20060520

LA SUERTE DE CYRANO



Entre los brazos de Roxana, la mujer que más amó en su amarga vida, abriendo los ojos, recobrada la última fuerza en su delirio, -habiendo derramado el vigor de su naturaleza tras el último golpazo, sórdido golpe de un saco enfebrecido que le embistió, desde su último lugar, sujeto por la maroma a una garrucha reseca y suelta por la última traición- se le hizo repentina la luz cuando ella le besó en la frente.
En ese momento se dio cuenta que todas las palabras, aquellas que le habían hecho la mujer más feliz del mundo, habían salido de él, no de Cristian. Cyrano confesó que le habían quitado todo… menos una cosa. Al preguntar Roxana: dí. Él, exhalando el último aliento, dijo: ¡mi penacho! (mi orgullo).

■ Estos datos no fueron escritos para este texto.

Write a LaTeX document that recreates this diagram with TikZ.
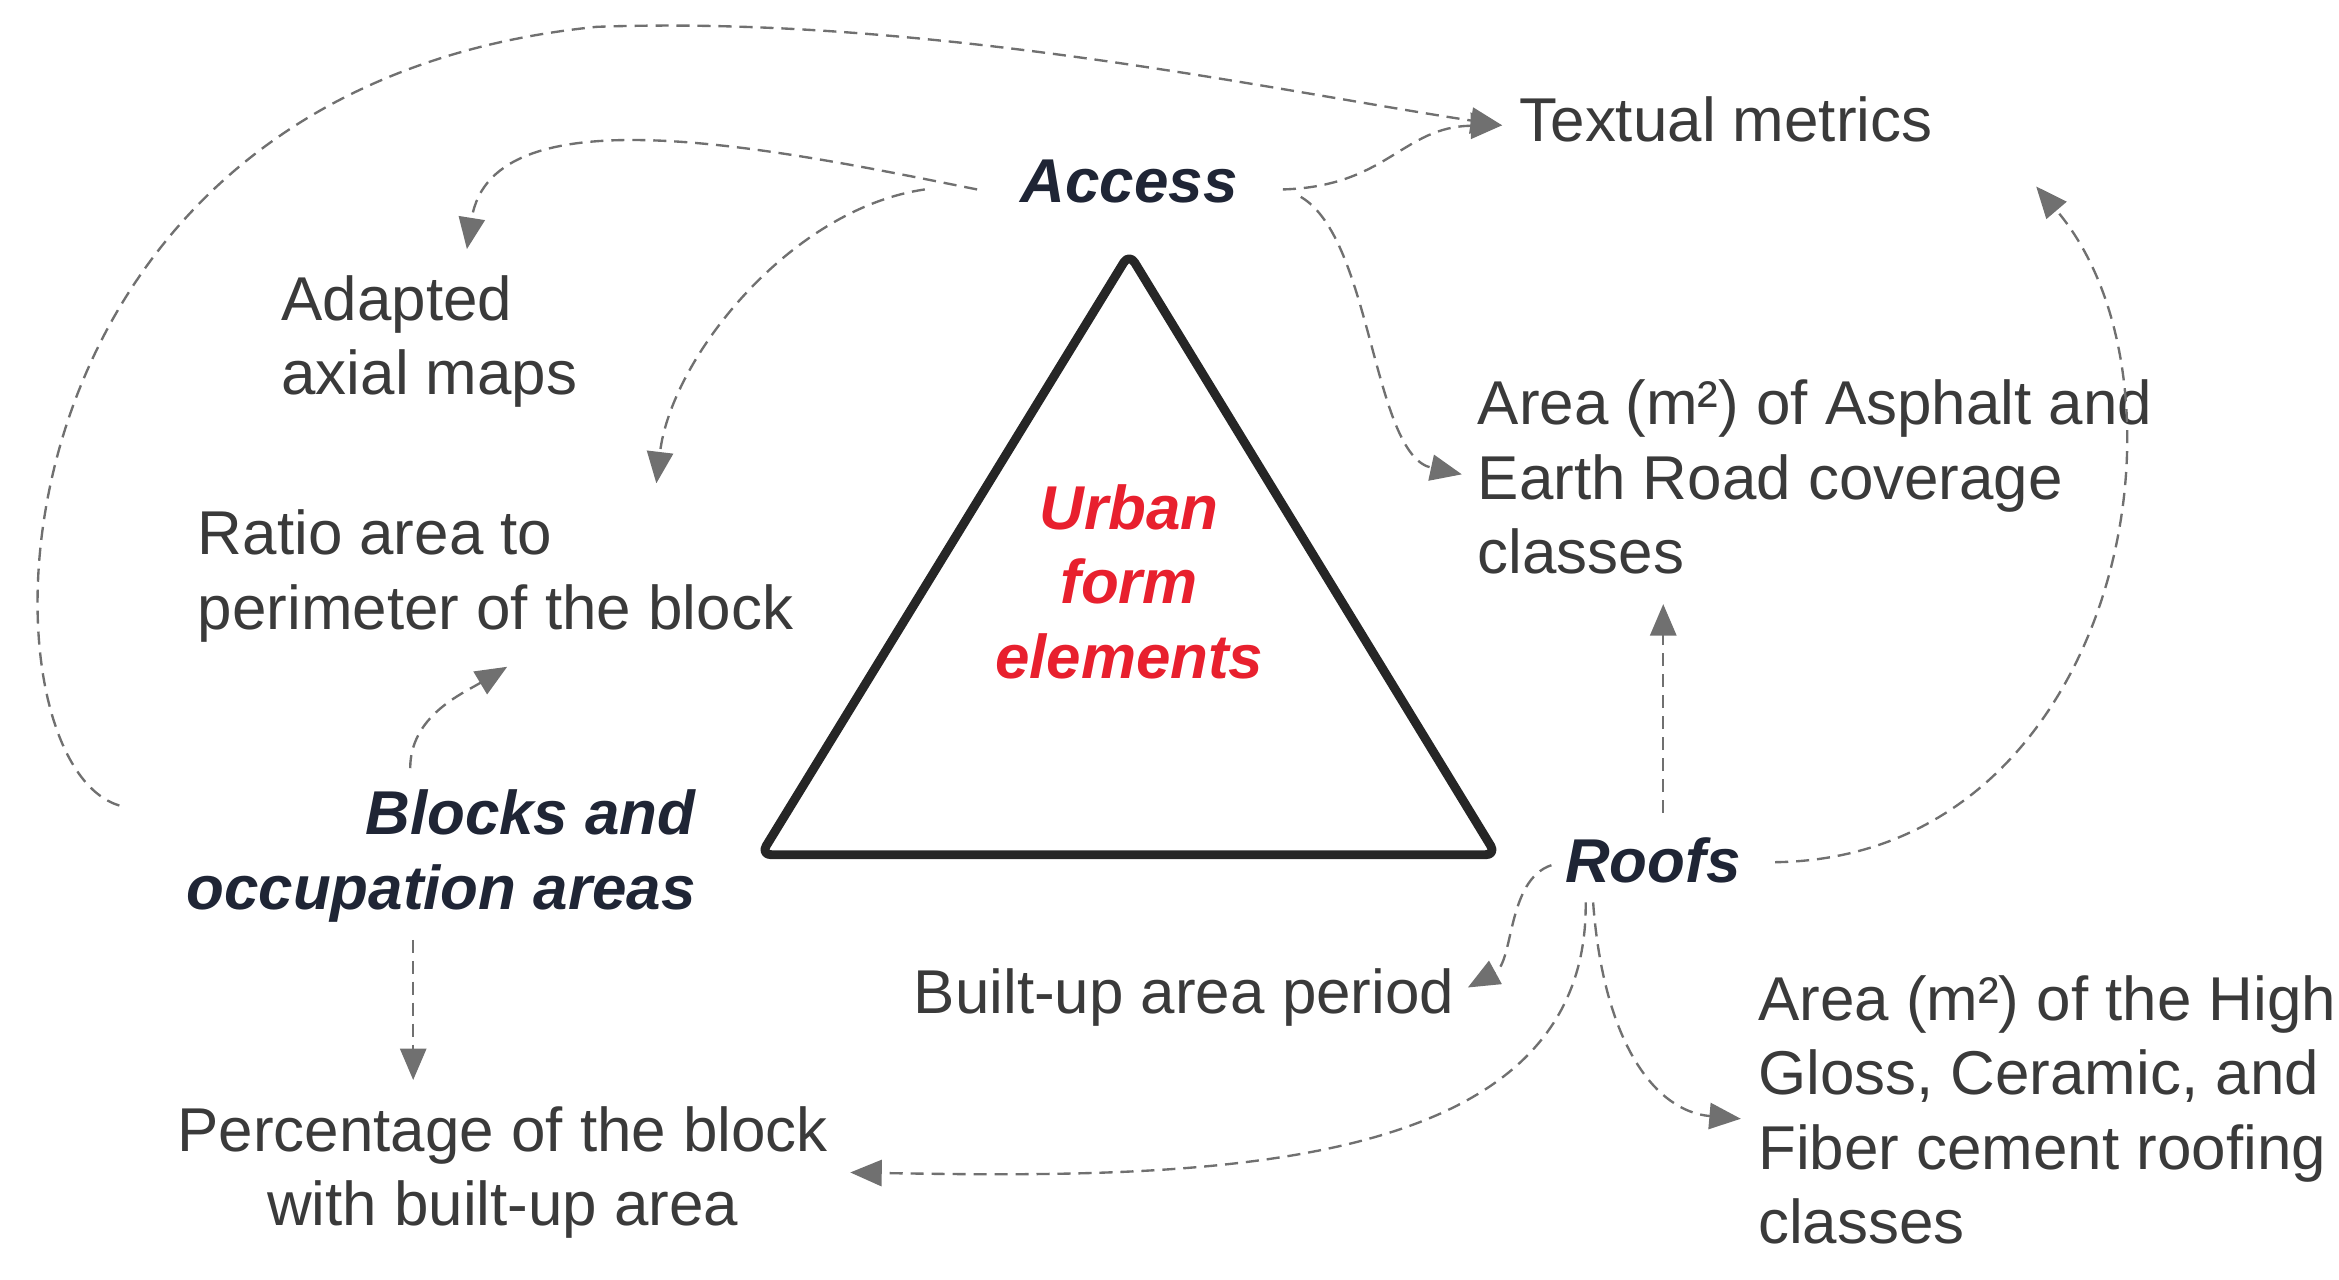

El orgullo, la convicción de valor propio, la dignidad defendida hasta el final, no quita para que Cyrano, o los miles de Cyrano que en el mundo hayan sido, o son, digan en su interior lo que otro, de parecida suerte, dijo; éste, hombre real de gran cultura, valiente, ingenioso y, pese a su fortaleza física y dominio de las armas, de una grande y extraordinaria sensibilidad, Diego Hurtado de Mendoza, que supo expresar en un hermoso poema, que lo siento hoy aquí:

Desdichas, si me acabáis,
¡cuán buena dicha sería!
Si haréis, si no os cansáis
por mayor desdicha mía.
Poco os queda por hacer,
según lo que tenéis hecho,
en que os podáis detener
en un hombre tan deshecho
y tan hecho a padecer.
La costumbre dicen que es
muy gran remedio a los males;
yo digo que es al revés,
que los hace más mortales.
Ved a lo que me han traído
la costumbre y sufrimiento,
que de puro ser sufrido
vengo a decir lo que siento
cuando estoy ya sin sentido.
Los que vieren que porfío
a quejarme de mi suerte
pensarán que desvarío
con la rabia de la muerte.
Mas, con todo, bien verán
que no es tiempo de mentir;
gran agravio me harán
viéndome para morir
los que no me creerán.
Todo lo tengo probado,
hasta el bien me hace mal;
el no me hallar confiado
era mi peor señal.
Temblaba el alma en los pechos
en ver sombras de alegría;
bienes eran contrahechos,
que siempre el placer venía
víspera de mil despechos.
Si acaso estaba contento,
que pocas veces sería,
venía un remordimiento
que el alma me deshacía.
Profecías eran éstas
del mal en que hora me veo;
mil cosas llevaba a cuestas,
que las llevaba el deseo
sobre mi cabeza puestas.
Y aun me parecían a mí
tan ligeras de llevar,
que nunca tanto sentí
como habellas de dejar.
Esto, ya que era pasado,
si el dejallo me dio pena,
júzguelo quien lo ha probado;
si alguna hora tuve buena,
¡cuán cara que me ha costado!

La suerte de Cyrano, no es mayor o peor que la de cualquier otro, que estuviere en estos tiempos, con nariz o sin ella, olvidado de toda suerte, intentando lo imposible, para no rendirse jamás hasta el último aliento.